To ease her depression, Kate wolfs down bags of chips, liters of Coca-Cola, quarts of Ben & Jerry’s and bowls of raw cookie dough, necessitating a lot of food props. This trash food explosion is shared by Martin, who has now become her roommate. The group begins to plot a strategy to expose their teacher as a phony. When Leonard returns, Kate presents him with a memoir about a Cuban transvestite gang leader written by someone she met at Bennington. Leonard finally loves something so much that he wants to meet the author. The joke is that Kate wrote it herself to prove the teacher’s theories about “write what you know” ridiculous. But Douglas goes one better—accusing Leonard of plagiarism in his early work. Stripped of stature, dignity and even identity, Leonard becomes a marble parody of failure. Or is he? Does he end up a poseur or a creative inspiration? It isn’t until the play’s final scene (shockingly sentimental, considering the cynical nature of the material) that we discover what Leonard’s motives are, and how he plans to make his talent count. For a master craftsman in mannerisms bordering on madness, Mr. Rickman is captivating. You can almost see the spit harden in the corners of his pursed lips, while the blood coagulates in his narrowed eyes. This happens in all of his roles, and he usually plays them all the same way. This time he’s doubly malevolent, but curiously charming.

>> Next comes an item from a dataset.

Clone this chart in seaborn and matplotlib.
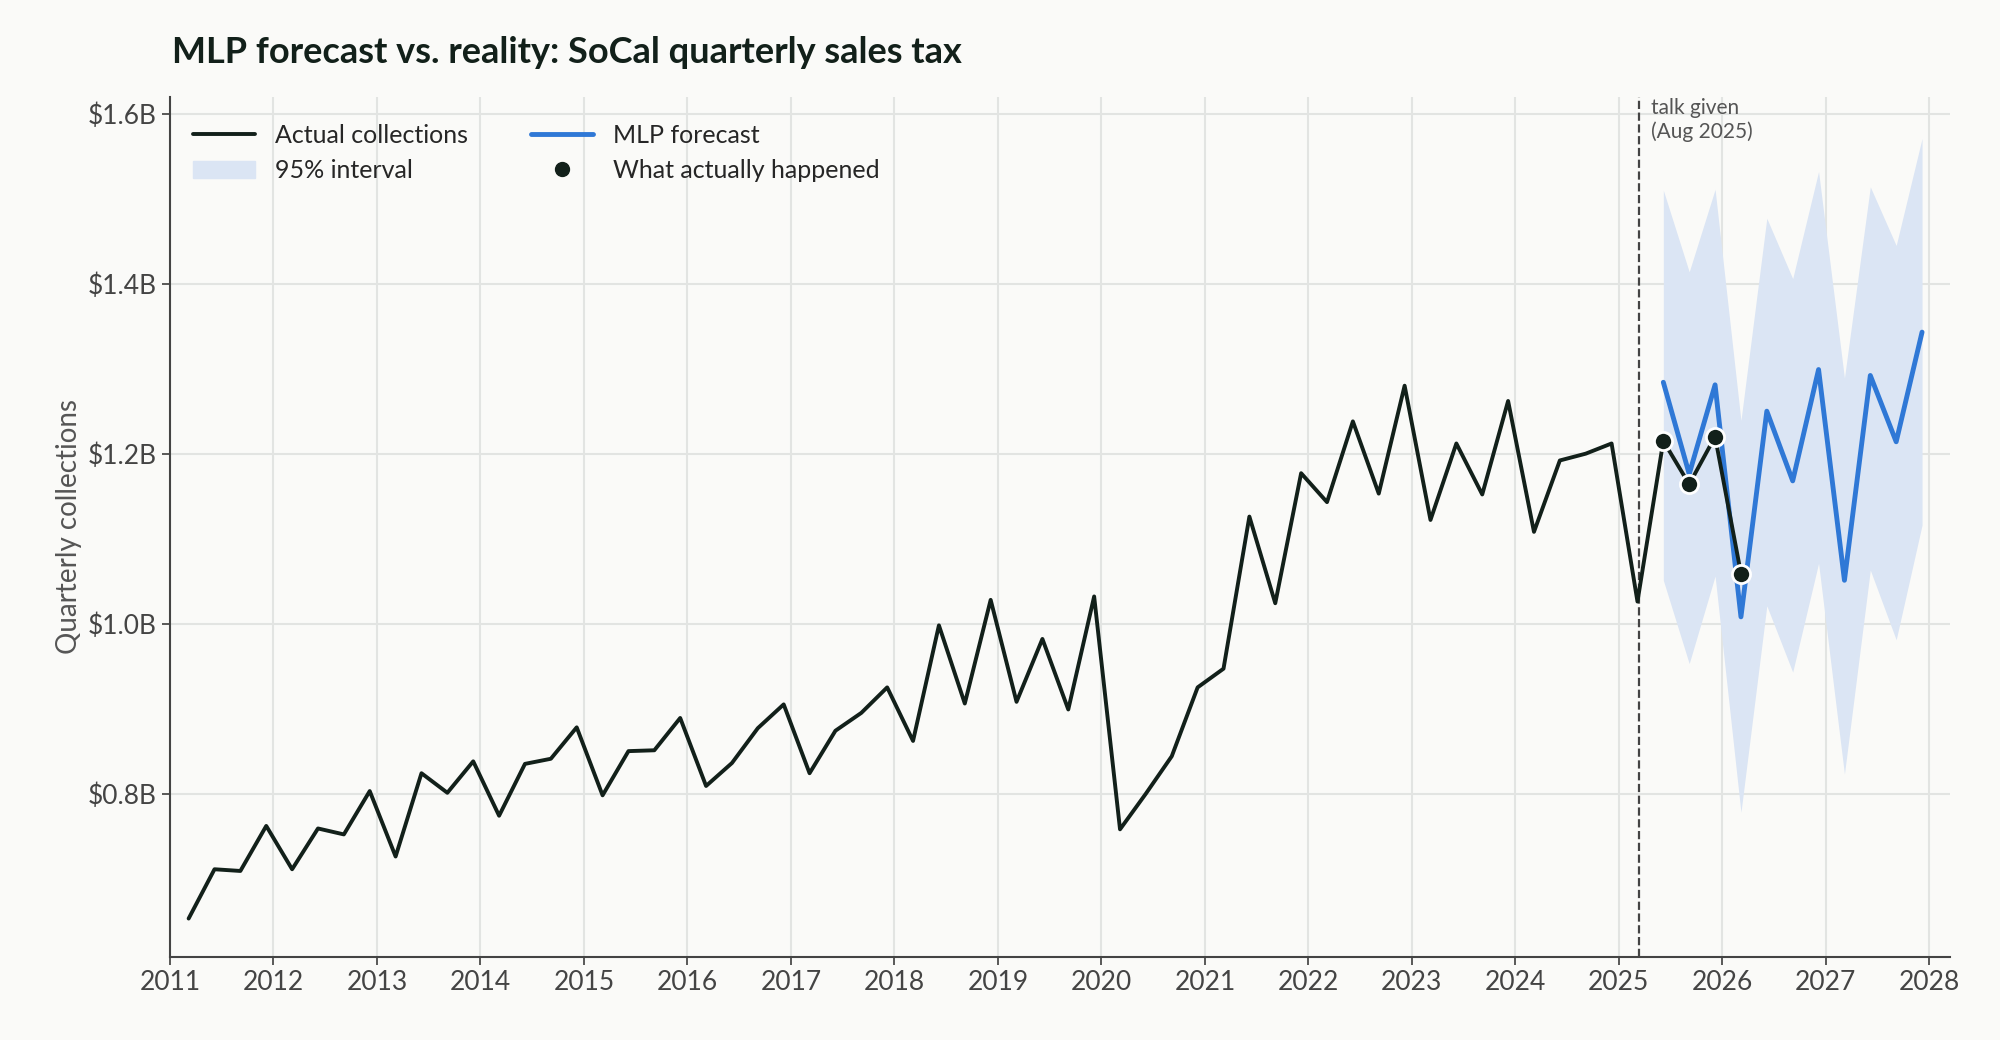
import numpy as np
import pandas as pd
import seaborn as sns
import matplotlib.pyplot as plt
from matplotlib.lines import Line2D
from matplotlib.patches import Patch

actual = [0.653, 0.711, 0.709, 0.762, 0.711, 0.759, 0.752, 0.803,
          0.726, 0.824, 0.801, 0.838, 0.774, 0.835, 0.841, 0.878,
          0.798, 0.850, 0.851, 0.889, 0.809, 0.836, 0.877, 0.905,
          0.824, 0.874, 0.895, 0.925, 0.862, 0.998, 0.906, 1.028,
          0.908, 0.982, 0.899, 1.032, 0.758, 0.800, 0.844, 0.925,
          0.947, 1.126, 1.024, 1.177, 1.143, 1.238, 1.153, 1.280,
          1.122, 1.212, 1.152, 1.262, 1.108, 1.192, 1.200, 1.212,
          1.026, 1.215, 1.164, 1.220, 1.059]
forecast = [1.284, 1.176, 1.281, 1.008, 1.250, 1.168, 1.299, 1.051, 1.292, 1.214, 1.343]
upper = [1.510, 1.414, 1.511, 1.239, 1.477, 1.406, 1.532, 1.289, 1.514, 1.445, 1.571]
lower = [1.051, 0.953, 1.056, 0.778, 1.021, 0.943, 1.071, 0.823, 1.063, 0.981, 1.116]
n_known_before_talk = 57
talk_date = 2025.19

t_act = 2011.18 + 0.25 * np.arange(len(actual))
t_fc = t_act[n_known_before_talk] + 0.25 * np.arange(len(forecast))
act_df = pd.DataFrame({"t": t_act, "v": actual})
fc_df = pd.DataFrame({"t": t_fc, "v": forecast, "lo": lower, "hi": upper})
after_df = act_df.iloc[n_known_before_talk:]

sns.set_theme(style="whitegrid")
plt.rcParams["font.family"] = ["Lato", "DejaVu Sans"]
bg = "#fafaf8"
dark = "#12201a"
blue = "#2f78d6"

fig, ax = plt.subplots(figsize=(20, 10.4), dpi=100)
fig.patch.set_facecolor(bg)
ax.set_facecolor(bg)

ax.fill_between(fc_df.t, fc_df.lo, fc_df.hi, color="#dbe5f4", lw=0, zorder=1)
sns.lineplot(data=fc_df, x="t", y="v", color=blue, lw=3.5, ax=ax, zorder=3)
sns.lineplot(data=act_df, x="t", y="v", color=dark, lw=2.8, ax=ax, zorder=4)
sns.scatterplot(data=after_df, x="t", y="v", color=dark, s=170, edgecolor="white",
                linewidth=2, ax=ax, zorder=5)
ax.axvline(talk_date, color="#444", ls="--", lw=1.6, zorder=2)
ax.text(talk_date + 0.12, 1.618, "talk given\n(Aug 2025)", fontsize=15, color="#555",
        va="top", ha="left")

ax.set_xlim(2011, 2028.2)
ax.set_ylim(0.608, 1.62)
ax.set_xticks(range(2011, 2029))
ax.set_yticks([0.8, 1.0, 1.2, 1.4, 1.6])
ax.set_yticklabels([f"${v:.1f}B" for v in [0.8, 1.0, 1.2, 1.4, 1.6]])
ax.tick_params(labelsize=19, colors="#444", length=6, color="#444", bottom=True, left=True)
ax.set_xlabel("")
ax.set_ylabel("Quarterly collections", fontsize=20, color="#555")
ax.grid(color="#e2e4e2", lw=1.5)
for s in ["top", "right"]:
    ax.spines[s].set_visible(False)
for s in ["left", "bottom"]:
    ax.spines[s].set_color("#444")
    ax.spines[s].set_linewidth(1.5)

handles = [Line2D([], [], color=dark, lw=2.8), Patch(color="#dbe5f4"),
           Line2D([], [], color=blue, lw=3.5),
           Line2D([], [], color=dark, marker="o", ls="", ms=10)]
labels = ["Actual collections", "95% interval", "MLP forecast", "What actually happened"]
ax.legend(handles, labels, ncol=2, loc="upper left", frameon=False, fontsize=18,
          columnspacing=2.5, handlelength=2.5, bbox_to_anchor=(0.0, 0.995))

fig.suptitle("MLP forecast vs. reality: SoCal quarterly sales tax", x=0.086, y=0.965,
             ha="left", fontsize=26, fontweight="bold", color=dark)
fig.subplots_adjust(left=0.085, right=0.975, top=0.907, bottom=0.08)
fig.savefig("out.png", facecolor=bg)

I’m not at all sure what Ms. Rebeck hopes we will take home with us from Seminar, but I am convinced the point of the play is that there is no point at all. It meekly points out the fact, underscored by abrasive, hostile monologues, that fiction is dead, Hollywood is the only way to make money as a writer, and accepting teaching jobs in the wilderness of dream shredding is the answer for desperate failures to pay off their credit cards. It takes one hour and thirty minutes for Leonard (and Mr. Rickman) to reveal their secret vulnerability, and for Ms. Rebeck to map out what happened to the four students in the seminar. I’m afraid I found that final scene in Leonard’s cluttered, book-strewn hovel, in which you find out how everyone turns out, disappointingly contrived and frankly unbelievable.
But don’t be deterred. Theresa Rebeck is sloppy at structure, but she creates interesting characters and writes dialogue that is pungent, contemporary and smart. Director Sam Gold moves everyone around in groups, like chess pieces, with a level of competence that is thrilling in its thoroughness, and it’s a tribute to perfect casting that the actors find the subtext to their characters that is not always evident in the writing. I said earlier that Seminar is uneven and I meant it. But all told, it’s not a bad evening, and sometimes it’s even a good deal better than that.